As Edna assembles her memories from the perspective of 99½ years, she has an air of acceptance, as she says at one point when talking of children and broken marriages: “I like the straight and narrow path myself.”
And she obviously managed to walk that path through the years of World War II, when she worked as a tram conductor, until she met her future husband at the age of 28. Burnie Neubecker was named after the town in Tasmania and was a third generation barber, whose father and grandfather had owned a barber’s shop in Hawthorn. Edna met Burnie at a dance (a ‘turn out’) in the local hall. Burnie played saxophone in a band and his brother played violin. She has a surprise in store when asked about children. “They were given to me,” she says. “We had this very nice minister at the church and he arranged it.”
She confides that at first she didn’t want children because Burnie began to suffer from epilepsy and she was afraid it might be hereditary. She remembers the first episode: “Suddenly Burn’s on the floor, writhing – it was terrible. We didn’t know what to do. How to treat him. We got him home in a taxi, got him into bed and – God help us – he had a second one. His parents had no idea, they’d never seen it before.”
So, Edna and Burnie, with the encouragement of their Presbyterian Minister, decided to adopt, first a son Geoff, and then a daughter Merilyn, a year or so younger. (Geoff went on to serve in Vietnam.) Edna and Burnie settled down to family life with Burnie’s parents above the barber shop in Church Street, Hawthorn.
“We had a real village in Church Street. Lots of shops – two butchers, two bakers, a big factory over the road, a couple of banks and newspaper shop – right on the tram line.”
To help the business along, Edna set up display shelves in the window to sell something other than cigarettes. “Burnie was a terrible smoker. He wouldn’t give it up and he smoked himself to death,” says Edna. Burnie died in 1980. Edna gave up smoking and set about living life without him. She was an active member of the Hawthorn Bowling Club and served as its President for a couple of terms, staying on for an extra year, when another friend didn’t feel that she could take over.
A little over five years ago, Edna reached the point where she could no longer maintain a life alone in her flat at Coppin Grove. But the prospect of moving away from Hawthorn to be near her children on the Mornington Peninsula, didn’t appeal and she didn’t want to impose.
“The family wouldn’t have time for me and I didn’t know a soul down there.

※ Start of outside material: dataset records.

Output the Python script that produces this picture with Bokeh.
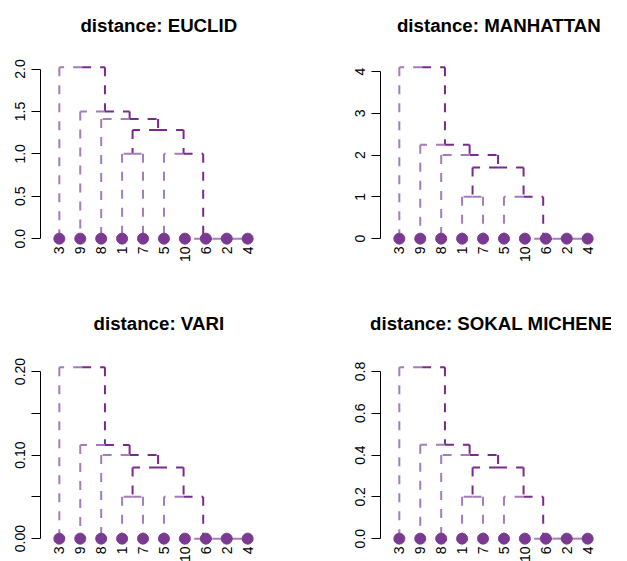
import math
from bokeh.plotting import figure
from bokeh.layouts import column, row
from bokeh.models import Range1d, FixedTicker
from bokeh.embed import file_html
from bokeh.resources import INLINE
from bokeh.core.properties import value

# ---------------- data ----------------
leaf_order = ["3", "9", "8", "1", "7", "5", "10", "6", "2", "4"]
# hclust-style merge matrix: negative = leaf label, positive = earlier merge (1-based)
merge_left = [-2, -6, -10, -1, -5, 4, -8, -9, -3]
merge_right = [-4, 1, 2, -7, 3, 5, 6, 7, 8]

titles = ["distance: EUCLID", "distance: MANHATTAN", "distance: VARI", "distance: SOKAL MICHENER"]

euclid_heights = [0, 0, 0, 1.00, 1.00, 1.28, 1.41, 1.50, 2.02]
manhattan_heights = [0, 0, 0, 1.0, 1.0, 1.70, 2.00, 2.25, 4.10]
vari_heights = [0, 0, 0, 0.050, 0.050, 0.085, 0.100, 0.112, 0.205]
sokal_heights = [0, 0, 0, 0.20, 0.20, 0.34, 0.40, 0.45, 0.82]

euclid_ticks = [0.0, 0.5, 1.0, 1.5, 2.0]
euclid_tick_labels = ["0.0", "0.5", "1.0", "1.5", "2.0"]
manhattan_ticks = [0, 1, 2, 3, 4]
manhattan_tick_labels = ["0", "1", "2", "3", "4"]
vari_ticks = [0.0, 0.05, 0.10, 0.15, 0.20]
vari_tick_labels = ["0.00", "", "0.10", "", "0.20"]
sokal_ticks = [0.0, 0.2, 0.4, 0.6, 0.8]
sokal_tick_labels = ["0.0", "0.2", "0.4", "0.6", "0.8"]

# ---------------- style ----------------
LIGHT = "#A27DBA"
DARK = "#7A2A8C"
DOT = "#7B3A91"
FONT = "Liberation Sans"
DASH = "9 9"

X_LO, X_HI = 0.1, 10.9      # R-style extended x limits of the plot region
REGION_W = 226.0             # plot-region width (px)
REGION_H = 185.0             # plot-region height (px)


def leaf_x(lbl):
    return leaf_order.index(str(lbl)) + 1


def build_edges(heights):
    mx = []
    for a, b in zip(merge_left, merge_right):
        xa = leaf_x(-a) if a < 0 else mx[a - 1]
        xb = leaf_x(-b) if b < 0 else mx[b - 1]
        mx.append((xa + xb) / 2.0)
    segs = {"x0": [], "y0": [], "x1": [], "y1": [], "color": []}

    def add(x0, y0, x1, y1, c):
        segs["x0"].append(x0); segs["y0"].append(y0)
        segs["x1"].append(x1); segs["y1"].append(y1)
        segs["color"].append(c)

    def walk(m):
        h = heights[m - 1]
        px = mx[m - 1]
        for child in (merge_left[m - 1], merge_right[m - 1]):
            if child < 0:
                cx, ch, col = leaf_x(-child), 0.0, LIGHT
            else:
                cx, ch, col = mx[child - 1], heights[child - 1], DARK
            add(px, h, cx, h, col)
            add(cx, h, cx, ch, col)
            if child > 0:
                walk(child)

    walk(len(merge_left))
    return segs


def make_panel(title, heights, ticks, tick_labels, fig_w, fig_h,
               axis_px, region_top_px, title_base_px):
    H = max(heights)
    ppu_x = REGION_W / (X_HI - X_LO)
    ppu_y = REGION_H / (1.08 * H)
    zero_px = region_top_px + 1.04 * H * ppu_y
    x_start = X_LO - axis_px / ppu_x
    x_end = x_start + fig_w / ppu_x
    y_end = zero_px / ppu_y
    y_start = y_end - fig_h / ppu_y

    p = figure(width=fig_w, height=fig_h, output_backend="svg",
               toolbar_location=None, tools="",
               x_range=Range1d(x_start, x_end), y_range=Range1d(y_start, y_end),
               x_axis_location=None, min_border=0)
    p.title_location = None
    p.outline_line_color = None
    p.grid.grid_line_color = None
    p.background_fill_color = "white"

    segs = build_edges(heights)
    p.segment(x0=segs["x0"], y0=segs["y0"], x1=segs["x1"], y1=segs["y1"],
              line_color=segs["color"], line_width=2, line_dash=DASH)

    xs = [i + 1 for i in range(len(leaf_order))]
    p.scatter(x=xs, y=[0] * len(xs), size=11, fill_color=DOT, line_color=DOT)

    p.text(x=xs, y=[-7.8 / ppu_y] * len(xs), text=leaf_order,
           angle=math.pi / 2, text_align="right", text_baseline="middle",
           text_font=value(FONT), text_font_size="14px", text_color="black")

    # title, centred over the plot region
    p.text(x=[5.42 + 7.0 / ppu_x], y=[(zero_px - title_base_px) / ppu_y], text=[title],
           text_align="center", text_baseline="alphabetic",
           text_font=value(FONT), text_font_style="bold",
           text_font_size="18.7px", text_color="black")

    ax = p.yaxis[0]
    ax.fixed_location = X_LO
    ax.ticker = FixedTicker(ticks=ticks, minor_ticks=[])
    ax.major_label_overrides = {t: l for t, l in zip(ticks, tick_labels)}
    ax.bounds = (ticks[0], ticks[-1])
    ax.axis_line_color = "black"
    ax.major_tick_line_color = "black"
    ax.major_tick_out = 9
    ax.major_tick_in = 0
    ax.minor_tick_line_color = None
    ax.major_label_orientation = "vertical"
    ax.major_label_standoff = 6
    ax.major_label_text_font = FONT
    ax.major_label_text_font_size = "14px"
    ax.major_label_text_color = "black"
    return p


p1 = make_panel(titles[0], euclid_heights, euclid_ticks, euclid_tick_labels,
                310, 290, 40, 60, 25.2)
p2 = make_panel(titles[1], manhattan_heights, manhattan_ticks, manhattan_tick_labels,
                301, 290, 70, 60, 25.2)
p3 = make_panel(titles[2], vari_heights, vari_ticks, vari_tick_labels,
                310, 271, 40, 70, 32.8)
p4 = make_panel(titles[3], sokal_heights, sokal_ticks, sokal_tick_labels,
                301, 271, 70, 70, 32.8)

layout = column(row(p1, p2), row(p3, p4))
open("out.html", "w").write(file_html(layout, INLINE))
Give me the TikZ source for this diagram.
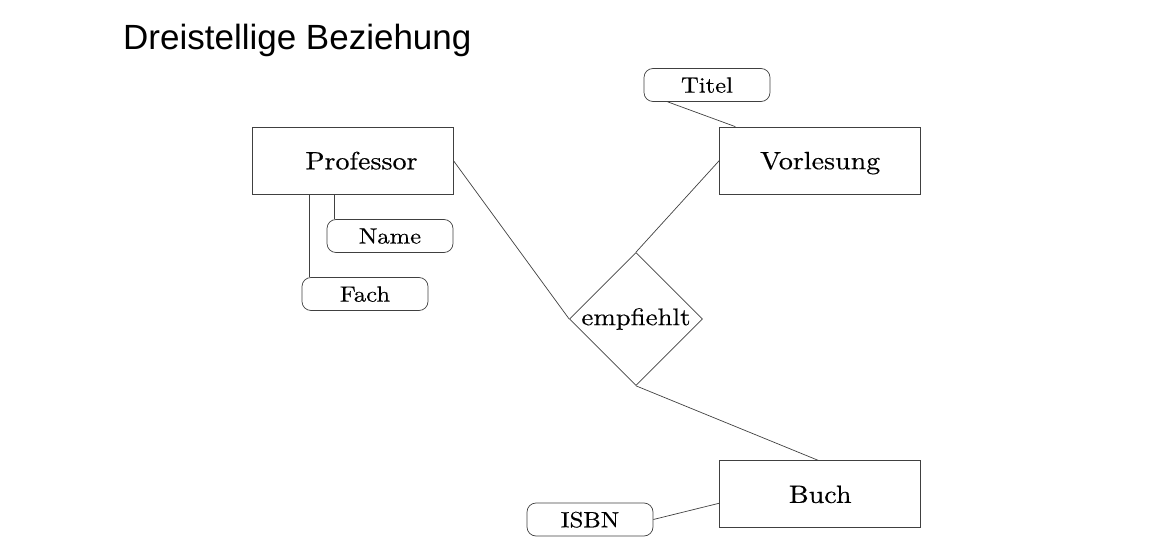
\documentclass[tikz,border=0pt]{standalone}
\usepackage{fontspec}
\usetikzlibrary{shapes.geometric,positioning}
\newfontfamily\erfont{lmroman10-regular.otf}[FakeStretch=1.12, FakeBold=0.4]
\newfontfamily\headfont{Liberation Sans}
\tikzset{
  entity/.style = {draw=black!75, line width=0.7pt, rectangle, minimum width=201pt,
    minimum height=67pt, text depth=0pt, font=\erfont\fontsize{25}{29}\selectfont},
  attrib/.style = {draw=black!75, line width=0.7pt, rectangle, rounded corners=9pt,
    minimum width=126pt, minimum height=33pt, text depth=0pt,
    font=\erfont\fontsize{22}{26}\selectfont},
  relation/.style = {draw=black!75, line width=0.7pt, diamond, aspect=1, inner sep=0pt,
    minimum size=133pt, font=\erfont\fontsize{24}{28}\selectfont},
  link/.style = {draw=black!75, line width=0.7pt}
}

\begin{document}
\begin{tikzpicture}[x=1pt, y=-1pt, node distance=266pt]
  \useasboundingbox (0,0) rectangle (1162,556);
  \node[anchor=base west, inner sep=0pt, font=\headfont\fontsize{35}{41}\selectfont]
    (head) at (123,50) {Dreistellige Beziehung};
  % entities and relationship
  \node[entity] (prof) at (352.5,160.5) {\hspace*{18pt}Professor};
  \node[entity, right=of prof] (vorl) {Vorlesung};
  \node[entity, below=of vorl] (buch) {Buch};
  \node[relation] (empf) at (636,319) {empfiehlt};
  % attributes
  \node[attrib] (titel) at (707,85) {Titel};
  \node[attrib] (name) at (390,236) {Name};
  \node[attrib] (fach) at (365,294) {Fach};
  \node[attrib] (isbn) at (590,519.5) {ISBN};
  \draw[link] (prof.east) -- (empf.west);
  \draw[link] (vorl.west) -- (empf.north);
  \draw[link] (empf.south) -- ([xshift=-2pt]buch.north);
  \draw[link] ([xshift=24pt]titel.south west) -- ([xshift=16pt]vorl.north west);
  \draw[link] ([xshift=8pt]name.north west) -- ([xshift=8pt]name.north west |- prof.south);
  \draw[link] ([xshift=8pt]fach.north west) -- ([xshift=8pt]fach.north west |- prof.south);
  \draw[link] (isbn.east) -- ([yshift=-9pt]buch.west);
\end{tikzpicture}
\end{document}
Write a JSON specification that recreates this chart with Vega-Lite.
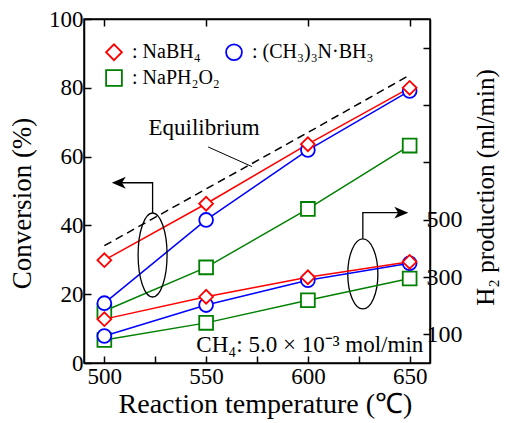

All my old friends live around here.”
Edna chanced to meet a lady she knew who lived at Vasey RSL Care’s units in Manningtree Road and who offered to introduce her to Judy Koves, the former Community Services Units Manager. Judy arranged for Edna to move temporarily into a unit in Vasey RSL Care’s Lisson Grove location before moving into her current unit at Manningtree Road.
Here, surrounded by her possessions and her memories, Edna is making the most of her life, with someone to take her shopping and help with the housework once a fortnight and her regular weekly practice of tai chi at Boroondara Council’s Peppercorn Club.
Edna certainly takes her own advice about stimulation and activity.